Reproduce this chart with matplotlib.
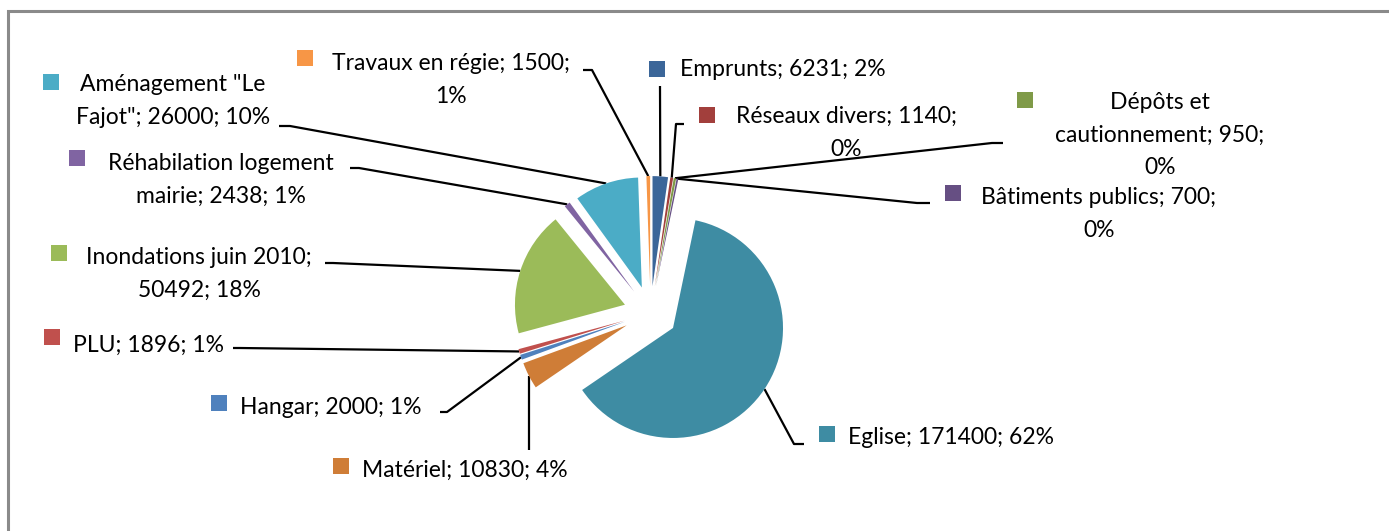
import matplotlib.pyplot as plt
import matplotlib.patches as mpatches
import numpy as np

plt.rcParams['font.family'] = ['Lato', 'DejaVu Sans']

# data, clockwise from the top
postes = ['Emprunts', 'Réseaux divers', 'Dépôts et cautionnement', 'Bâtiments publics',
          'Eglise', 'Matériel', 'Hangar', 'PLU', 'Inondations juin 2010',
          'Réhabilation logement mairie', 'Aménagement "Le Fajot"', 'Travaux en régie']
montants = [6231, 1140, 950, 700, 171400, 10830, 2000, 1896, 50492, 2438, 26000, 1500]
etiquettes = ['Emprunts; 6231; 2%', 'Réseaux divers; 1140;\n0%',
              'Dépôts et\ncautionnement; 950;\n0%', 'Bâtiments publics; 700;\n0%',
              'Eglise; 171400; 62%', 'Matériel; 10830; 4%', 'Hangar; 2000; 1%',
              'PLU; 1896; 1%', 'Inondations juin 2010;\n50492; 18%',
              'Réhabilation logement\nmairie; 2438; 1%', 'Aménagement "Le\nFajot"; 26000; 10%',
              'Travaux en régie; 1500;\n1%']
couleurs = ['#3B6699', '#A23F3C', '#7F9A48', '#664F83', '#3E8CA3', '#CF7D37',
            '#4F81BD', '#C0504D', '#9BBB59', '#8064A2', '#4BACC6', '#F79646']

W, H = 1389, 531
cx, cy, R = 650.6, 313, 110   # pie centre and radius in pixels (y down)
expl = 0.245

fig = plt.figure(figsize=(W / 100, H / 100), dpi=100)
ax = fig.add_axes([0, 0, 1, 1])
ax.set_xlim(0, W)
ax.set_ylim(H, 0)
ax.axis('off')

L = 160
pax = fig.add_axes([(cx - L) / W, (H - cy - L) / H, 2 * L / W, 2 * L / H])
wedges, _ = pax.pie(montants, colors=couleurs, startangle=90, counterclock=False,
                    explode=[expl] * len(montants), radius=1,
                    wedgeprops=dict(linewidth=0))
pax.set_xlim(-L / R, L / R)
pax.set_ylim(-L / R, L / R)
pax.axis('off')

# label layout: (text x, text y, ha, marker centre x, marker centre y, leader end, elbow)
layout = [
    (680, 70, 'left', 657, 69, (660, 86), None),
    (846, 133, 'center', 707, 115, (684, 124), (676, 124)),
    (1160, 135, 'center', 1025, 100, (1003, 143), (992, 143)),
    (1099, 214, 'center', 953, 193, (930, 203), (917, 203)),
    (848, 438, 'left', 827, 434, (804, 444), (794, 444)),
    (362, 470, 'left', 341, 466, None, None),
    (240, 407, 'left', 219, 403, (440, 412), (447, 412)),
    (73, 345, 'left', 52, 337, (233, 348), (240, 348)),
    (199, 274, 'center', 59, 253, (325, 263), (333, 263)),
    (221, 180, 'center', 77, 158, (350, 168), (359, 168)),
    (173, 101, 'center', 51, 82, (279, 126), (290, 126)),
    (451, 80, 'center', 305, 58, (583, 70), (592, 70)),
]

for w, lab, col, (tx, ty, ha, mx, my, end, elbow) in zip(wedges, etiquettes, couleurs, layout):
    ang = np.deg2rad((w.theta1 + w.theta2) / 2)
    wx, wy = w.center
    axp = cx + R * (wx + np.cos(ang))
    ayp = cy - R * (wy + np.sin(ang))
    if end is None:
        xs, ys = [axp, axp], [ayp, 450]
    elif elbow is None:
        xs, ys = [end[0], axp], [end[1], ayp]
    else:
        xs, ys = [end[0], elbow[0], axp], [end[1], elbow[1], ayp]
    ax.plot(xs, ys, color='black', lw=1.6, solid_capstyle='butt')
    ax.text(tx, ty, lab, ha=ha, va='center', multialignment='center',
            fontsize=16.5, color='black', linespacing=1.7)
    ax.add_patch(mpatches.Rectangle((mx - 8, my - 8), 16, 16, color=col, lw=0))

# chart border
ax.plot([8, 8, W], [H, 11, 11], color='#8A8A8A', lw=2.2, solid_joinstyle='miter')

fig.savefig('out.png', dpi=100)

════════════════════

Short problem: Show every line that contains the word "matplotlib".

Task output:
Reproduce this chart with matplotlib.
import matplotlib.pyplot as plt
import matplotlib.patches as mpatches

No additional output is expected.